Walking
around Richard Moriarty’s Back Bay property,
it’s easy to forget you’re in Newport
Beach. The three-and-a-half
acres of land perched between a golf course and an equestrian path sit directly
above the mud flats and salt marshes of the bay amid multi-million dollar
properties. And yet, it has the relaxed,
almost rural feel of a gentleman farmer’s estate, where ponds are stocked with
koi and bass swim languidly. The
lushness of the property is evidence of the owner’s botanical prowess-a block
away he grows rare orchids and tropical plants at his nursery, while here
species of palms flourish everywhere. Amid
the greenery sits a chicken coop where exotic varieties of birds cluck and peck
and lay rainbow-colored eggs. The rural
reverie is disturbed by a plane taking off from John Wayne airport, a reminder
that his property is just a few blocks from civilization, even though it feels
a world away.
It’s
here that Moriarty has embarked on a seemingly quixotic quest to produce high
quality wine in Orange
County. “At first people think I’m crazy,” Moriarty
says. “you can’t grow grapes in Newport,’ they say. The truth is, you can’t stop ‘em from
growing.” The proof is on the vine. Plants that had just budded in late April
(when the above photograph was taken) had grown 2-3 feet by mid-May, with
clusters of tiny fruit already appearing.
Moriarty
has 700 vines planted on one acre, divided between cabernet sauvignon, merlot,
cabernet franc, petit verdot, and malbec, the five classic Bordeaux varietals. Southern California’s
climate is called Mediterranean for a reason;
Moriarty says his vineyard has the same elements of soil and climate, the same
warm days and cool nights that produce the great wines of Bordeaux, Napa, and other storied wine-making regions
throughout the world.
Originally
Moriarty had planned to just grow the grapes and sell them to wine producers
elsewhere. Even though it’s zoned
residential, neighbors objected to the idea of trucks pulling onto the property
to take the grapes to wineries, another reminder he is indeed in Newport Beach. Undeterred, Moriarty decided if he couldn’t
take his grapes to the winery, he’d bring the winery to his grapes and
established the Newport Beach Vineyards and Winery.
Though
some may think Moriarty’s endeavor odd, he has clear historical precedent in
his agricultural quest, precedent both familial and geographic. Orange
County was a vast
vineyard long before orange trees grew.
In 1887, German immigrants bought 1,165 acres near the Santa Ana River
in present-day Anaheim
and established the Los Angeles Vineyard Society. Within 10 years the communal colony had 47
wineries-though soon disease wiped out the crops, which were replaced with
citrus trees.
Around
the turn of the 20th century Moriarty’s great grandfather Charles
John Segerstrom saw that the fertile land around Greenville, near Santa Ana, was perfect for farming. He leased and bought land, and then more,
until by the 1950s the Segerstrom family had 2,000 acres, and went on to
develop South Coast Plaza
and the cultural and commercial centers around it. As an heir to that legacy Moriarty’s green
thumb comes with the genes.
His
first foray into winemaking was in high school when he took some pomegranate
juice, put it
in
a jar, added a few drops of wine and it fermented. “It wasn’t very good,” he
says. “But it did the trick.”
After
college he made leather goods in Europe,
pretending to be Italian as he sold them to tourists in Rome.

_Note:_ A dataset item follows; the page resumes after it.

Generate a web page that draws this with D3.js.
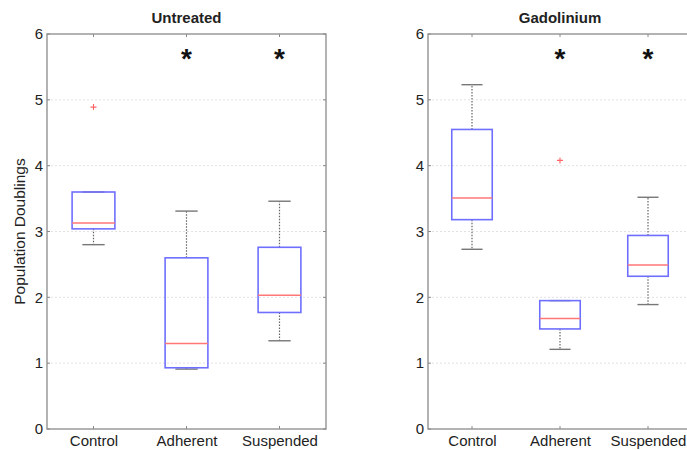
<!DOCTYPE html>
<html>
<head>
<meta charset="utf-8">
<script src="https://cdn.jsdelivr.net/npm/d3@7"></script>
<style>
  html, body { margin: 0; padding: 0; background: #fff; }
  svg { display: block; font-family: "Liberation Sans", Arial, sans-serif; }
</style>
</head>
<body>
<svg id="chart" width="687" height="450"></svg>
<script>
// ---- data ----
const categories = ["Control", "Adherent", "Suspended"];
const panelTitles = ["Untreated", "Gadolinium"];
const yTicks = [0, 1, 2, 3, 4, 5, 6];

const untreatedWhiskerLow  = [2.80, 0.91, 1.34];
const untreatedQ1          = [3.04, 0.93, 1.77];
const untreatedMedian      = [3.13, 1.30, 2.03];
const untreatedQ3          = [3.60, 2.60, 2.76];
const untreatedWhiskerHigh = [3.60, 3.31, 3.46];
const untreatedOutliers    = [[4.89], [], []];
const untreatedSignificant = [false, true, true];

const gadoliniumWhiskerLow  = [2.73, 1.21, 1.89];
const gadoliniumQ1          = [3.18, 1.52, 2.32];
const gadoliniumMedian      = [3.51, 1.68, 2.49];
const gadoliniumQ3          = [4.55, 1.95, 2.94];
const gadoliniumWhiskerHigh = [5.23, 1.95, 3.52];
const gadoliniumOutliers    = [[], [4.08], []];
const gadoliniumSignificant = [false, true, true];

const starLevel = 5.7;

const panelsData = [
  { title: panelTitles[0], lo: untreatedWhiskerLow, q1: untreatedQ1, med: untreatedMedian, q3: untreatedQ3, hi: untreatedWhiskerHigh, out: untreatedOutliers, sig: untreatedSignificant },
  { title: panelTitles[1], lo: gadoliniumWhiskerLow, q1: gadoliniumQ1, med: gadoliniumMedian, q3: gadoliniumQ3, hi: gadoliniumWhiskerHigh, out: gadoliniumOutliers, sig: gadoliniumSignificant }
];

// ---- layout ----
const svg = d3.select("#chart");
const panelX = [[47, 326], [428, 692]];
const yTop = 34, yBottom = 429;
const axisColor = "#8a8a8a";
const textColor = "#222";

const y = d3.scaleLinear().domain([0, 6]).range([yBottom, yTop]);

panelsData.forEach((p, pi) => {
  const [x0, x1] = panelX[pi];
  const x = d3.scalePoint().domain(categories).range([x0, x1]).padding(0.5);
  const step = x.step();
  const boxHalf = step * 0.23;
  const capHalf = step * 0.12;
  const g = svg.append("g");

  // grid
  g.selectAll(".grid").data(yTicks.filter(t => t > 0 && t < 6)).join("line")
    .attr("x1", x0).attr("x2", x1)
    .attr("y1", d => y(d)).attr("y2", d => y(d))
    .attr("stroke", "#e2e2e2").attr("stroke-width", 1)
    .attr("stroke-dasharray", "2,2");

  // frame
  g.append("rect").attr("x", x0).attr("y", yTop)
    .attr("width", x1 - x0).attr("height", yBottom - yTop)
    .attr("fill", "none").attr("stroke", axisColor).attr("stroke-width", 1.3);

  // y axis (left)
  const yAxisL = d3.axisLeft(y).tickValues(yTicks).tickSize(0).tickPadding(4).tickFormat(d3.format("d"));
  const ya = g.append("g").attr("transform", `translate(${x0},0)`).call(yAxisL);
  ya.select(".domain").remove();
  ya.selectAll("text").attr("fill", textColor).style("font-size", "15px");
  // inward ticks left/right
  g.selectAll(".ytl").data(yTicks).join("line")
    .attr("x1", x0).attr("x2", x0 + 3).attr("y1", d => y(d)).attr("y2", d => y(d))
    .attr("stroke", axisColor);
  g.selectAll(".ytr").data(yTicks).join("line")
    .attr("x1", x1 - 3).attr("x2", x1).attr("y1", d => y(d)).attr("y2", d => y(d))
    .attr("stroke", axisColor);

  // x axis bottom
  const xa = g.append("g").attr("transform", `translate(0,${yBottom})`)
    .call(d3.axisBottom(x).tickSize(0).tickPadding(6));
  xa.select(".domain").remove();
  xa.selectAll("text").attr("fill", textColor).style("font-size", "15px");
  g.selectAll(".xtb").data(categories).join("line")
    .attr("x1", d => x(d)).attr("x2", d => x(d)).attr("y1", yBottom).attr("y2", yBottom - 3)
    .attr("stroke", axisColor);
  g.selectAll(".xtt").data(categories).join("line")
    .attr("x1", d => x(d)).attr("x2", d => x(d)).attr("y1", yTop).attr("y2", yTop + 3)
    .attr("stroke", axisColor);

  // title
  g.append("text").attr("x", (x0 + x1) / 2).attr("y", 23)
    .attr("text-anchor", "middle").attr("font-weight", "bold")
    .style("font-size", "15px").attr("fill", textColor).text(p.title);

  const idx = categories.map((c, i) => i);

  // whiskers (dashed)
  g.selectAll(".wu").data(idx).join("line")
    .attr("x1", i => x(categories[i])).attr("x2", i => x(categories[i]))
    .attr("y1", i => y(p.q3[i])).attr("y2", i => y(p.hi[i]))
    .attr("stroke", "#666").attr("stroke-width", 1.2).attr("stroke-dasharray", "1.5,1.5");
  g.selectAll(".wl").data(idx).join("line")
    .attr("x1", i => x(categories[i])).attr("x2", i => x(categories[i]))
    .attr("y1", i => y(p.q1[i])).attr("y2", i => y(p.lo[i]))
    .attr("stroke", "#666").attr("stroke-width", 1.2).attr("stroke-dasharray", "1.5,1.5");
  // caps
  g.selectAll(".cu").data(idx).join("line")
    .attr("x1", i => x(categories[i]) - capHalf).attr("x2", i => x(categories[i]) + capHalf)
    .attr("y1", i => y(p.hi[i])).attr("y2", i => y(p.hi[i]))
    .attr("stroke", "#777").attr("stroke-width", 1.4);
  g.selectAll(".cl").data(idx).join("line")
    .attr("x1", i => x(categories[i]) - capHalf).attr("x2", i => x(categories[i]) + capHalf)
    .attr("y1", i => y(p.lo[i])).attr("y2", i => y(p.lo[i]))
    .attr("stroke", "#777").attr("stroke-width", 1.4);

  // boxes
  g.selectAll(".box").data(idx).join("rect")
    .attr("x", i => x(categories[i]) - boxHalf)
    .attr("width", boxHalf * 2)
    .attr("y", i => y(p.q3[i]))
    .attr("height", i => y(p.q1[i]) - y(p.q3[i]))
    .attr("fill", "none").attr("stroke", "#6f6fff").attr("stroke-width", 1.6);

  // medians
  g.selectAll(".med").data(idx).join("line")
    .attr("x1", i => x(categories[i]) - boxHalf).attr("x2", i => x(categories[i]) + boxHalf)
    .attr("y1", i => y(p.med[i])).attr("y2", i => y(p.med[i]))
    .attr("stroke", "#ff7777").attr("stroke-width", 1.5);

  // outliers
  const outs = [];
  p.out.forEach((arr, i) => arr.forEach(v => outs.push({ c: categories[i], v })));
  g.selectAll(".out").data(outs).join("path")
    .attr("transform", d => `translate(${x(d.c)},${y(d.v)})`)
    .attr("d", "M-3,0H3M0,-3V3")
    .attr("stroke", "#ff6666").attr("stroke-width", 1.1);

  // significance stars
  g.selectAll(".star").data(idx.filter(i => p.sig[i])).join("text")
    .attr("x", i => x(categories[i])).attr("y", y(starLevel) + 14)
    .attr("text-anchor", "middle").attr("font-weight", "bold")
    .style("font-size", "28px").attr("fill", "#111").text("*");
});

// y label
svg.append("text")
  .attr("transform", `translate(25,${(yTop + yBottom) / 2}) rotate(-90)`)
  .attr("text-anchor", "middle").style("font-size", "15.5px").attr("fill", textColor)
  .text("Population Doublings");
</script>
</body>
</html>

Later, he opened his own leather shop in Costa Mesa, but found
that plants and terrariums sold better.
He developed the business into Instant Jungle,
a landscaping company he later sold. In
the 1980s he gained a reputation for throwing outrageous bashes
that Moriarty says “got me banned from every hotel ballroom in Orange County-and the Spruce Goose in Long Beach.”
A
1974 Porsche Carerra Targa and Lamborghini Countach-licence plates LTSPRTE
(“Let’s party”) and
FAAST-are
reminders of their owner’s former hot lifestyle. Today the cars cool off in a
large room at
the
winery kept at 60-degrees for wine storage, while Moriarty usually tools around
town in a
camouflage-painted
Isuza Trooper.
Though
has mellowed, his passion for wine still burns. “I love plants, and I love
wine,” he says. “It’s fun.
It’s
hard work too, but it’s more interesting than growing lima beans.”